▸ DIRECTIONS FOR THIS TASK
Return, without pictures, the lines from the start of the data through the one that contains "const frame = '#333';".
## start PROVIDED MATERIAL
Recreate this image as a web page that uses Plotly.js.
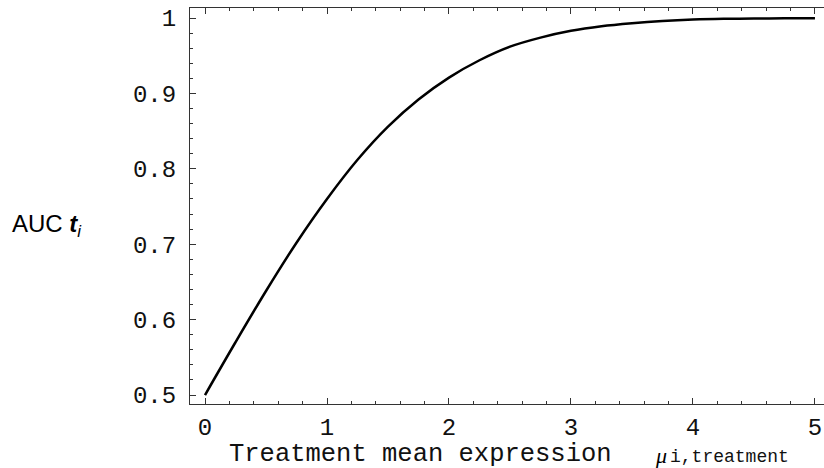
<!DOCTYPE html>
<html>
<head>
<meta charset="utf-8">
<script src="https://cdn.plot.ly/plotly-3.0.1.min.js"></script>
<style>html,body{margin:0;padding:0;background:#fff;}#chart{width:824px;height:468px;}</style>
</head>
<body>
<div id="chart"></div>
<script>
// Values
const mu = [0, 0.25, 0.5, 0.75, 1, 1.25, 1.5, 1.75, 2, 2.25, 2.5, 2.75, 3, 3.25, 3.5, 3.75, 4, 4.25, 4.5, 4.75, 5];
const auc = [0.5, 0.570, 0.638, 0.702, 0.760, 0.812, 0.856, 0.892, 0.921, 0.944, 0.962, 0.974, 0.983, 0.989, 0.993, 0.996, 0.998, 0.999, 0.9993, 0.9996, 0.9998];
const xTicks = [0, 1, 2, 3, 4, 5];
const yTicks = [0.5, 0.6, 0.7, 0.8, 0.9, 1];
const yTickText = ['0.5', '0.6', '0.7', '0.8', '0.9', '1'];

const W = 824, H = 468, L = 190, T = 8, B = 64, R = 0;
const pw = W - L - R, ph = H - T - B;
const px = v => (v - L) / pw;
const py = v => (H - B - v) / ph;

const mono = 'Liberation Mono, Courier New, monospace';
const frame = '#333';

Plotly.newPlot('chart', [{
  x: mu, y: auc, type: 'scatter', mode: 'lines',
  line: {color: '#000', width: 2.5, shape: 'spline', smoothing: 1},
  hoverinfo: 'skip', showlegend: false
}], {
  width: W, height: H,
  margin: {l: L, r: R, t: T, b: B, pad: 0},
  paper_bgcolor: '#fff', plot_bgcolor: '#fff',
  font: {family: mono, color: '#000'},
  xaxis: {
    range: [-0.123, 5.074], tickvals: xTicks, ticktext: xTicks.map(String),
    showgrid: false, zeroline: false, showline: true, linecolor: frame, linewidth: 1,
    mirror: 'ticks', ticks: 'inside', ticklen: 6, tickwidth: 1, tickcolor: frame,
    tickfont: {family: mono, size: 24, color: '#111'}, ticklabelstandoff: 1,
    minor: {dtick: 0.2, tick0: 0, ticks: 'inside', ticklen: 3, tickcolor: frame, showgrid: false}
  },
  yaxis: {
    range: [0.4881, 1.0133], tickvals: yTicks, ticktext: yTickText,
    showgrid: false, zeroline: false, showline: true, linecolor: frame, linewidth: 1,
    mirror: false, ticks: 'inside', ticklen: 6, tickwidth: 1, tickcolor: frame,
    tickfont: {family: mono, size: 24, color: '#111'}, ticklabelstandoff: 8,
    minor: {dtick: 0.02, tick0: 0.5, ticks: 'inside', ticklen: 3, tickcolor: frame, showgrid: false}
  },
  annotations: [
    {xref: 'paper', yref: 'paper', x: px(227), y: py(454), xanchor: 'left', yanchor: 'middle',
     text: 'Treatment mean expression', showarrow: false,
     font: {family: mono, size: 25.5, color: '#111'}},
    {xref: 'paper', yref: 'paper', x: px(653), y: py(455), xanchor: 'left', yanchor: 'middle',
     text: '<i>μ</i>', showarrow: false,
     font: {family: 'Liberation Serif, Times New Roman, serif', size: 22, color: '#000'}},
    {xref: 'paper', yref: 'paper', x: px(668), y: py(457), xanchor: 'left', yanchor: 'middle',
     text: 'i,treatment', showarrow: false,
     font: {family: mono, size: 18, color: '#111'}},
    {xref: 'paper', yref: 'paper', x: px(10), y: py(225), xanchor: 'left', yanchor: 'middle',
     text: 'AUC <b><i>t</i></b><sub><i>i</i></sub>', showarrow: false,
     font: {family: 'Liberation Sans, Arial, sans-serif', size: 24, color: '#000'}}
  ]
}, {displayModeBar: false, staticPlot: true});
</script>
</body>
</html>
## end PROVIDED MATERIAL
▸ EXPECTED ANSWER
Recreate this image as a web page that uses Plotly.js.
<!DOCTYPE html>
<html>
<head>
<meta charset="utf-8">
<script src="https://cdn.plot.ly/plotly-3.0.1.min.js"></script>
<style>html,body{margin:0;padding:0;background:#fff;}#chart{width:824px;height:468px;}</style>
</head>
<body>
<div id="chart"></div>
<script>
// Values
const mu = [0, 0.25, 0.5, 0.75, 1, 1.25, 1.5, 1.75, 2, 2.25, 2.5, 2.75, 3, 3.25, 3.5, 3.75, 4, 4.25, 4.5, 4.75, 5];
const auc = [0.5, 0.570, 0.638, 0.702, 0.760, 0.812, 0.856, 0.892, 0.921, 0.944, 0.962, 0.974, 0.983, 0.989, 0.993, 0.996, 0.998, 0.999, 0.9993, 0.9996, 0.9998];
const xTicks = [0, 1, 2, 3, 4, 5];
const yTicks = [0.5, 0.6, 0.7, 0.8, 0.9, 1];
const yTickText = ['0.5', '0.6', '0.7', '0.8', '0.9', '1'];

const W = 824, H = 468, L = 190, T = 8, B = 64, R = 0;
const pw = W - L - R, ph = H - T - B;
const px = v => (v - L) / pw;
const py = v => (H - B - v) / ph;

const mono = 'Liberation Mono, Courier New, monospace';
const frame = '#333';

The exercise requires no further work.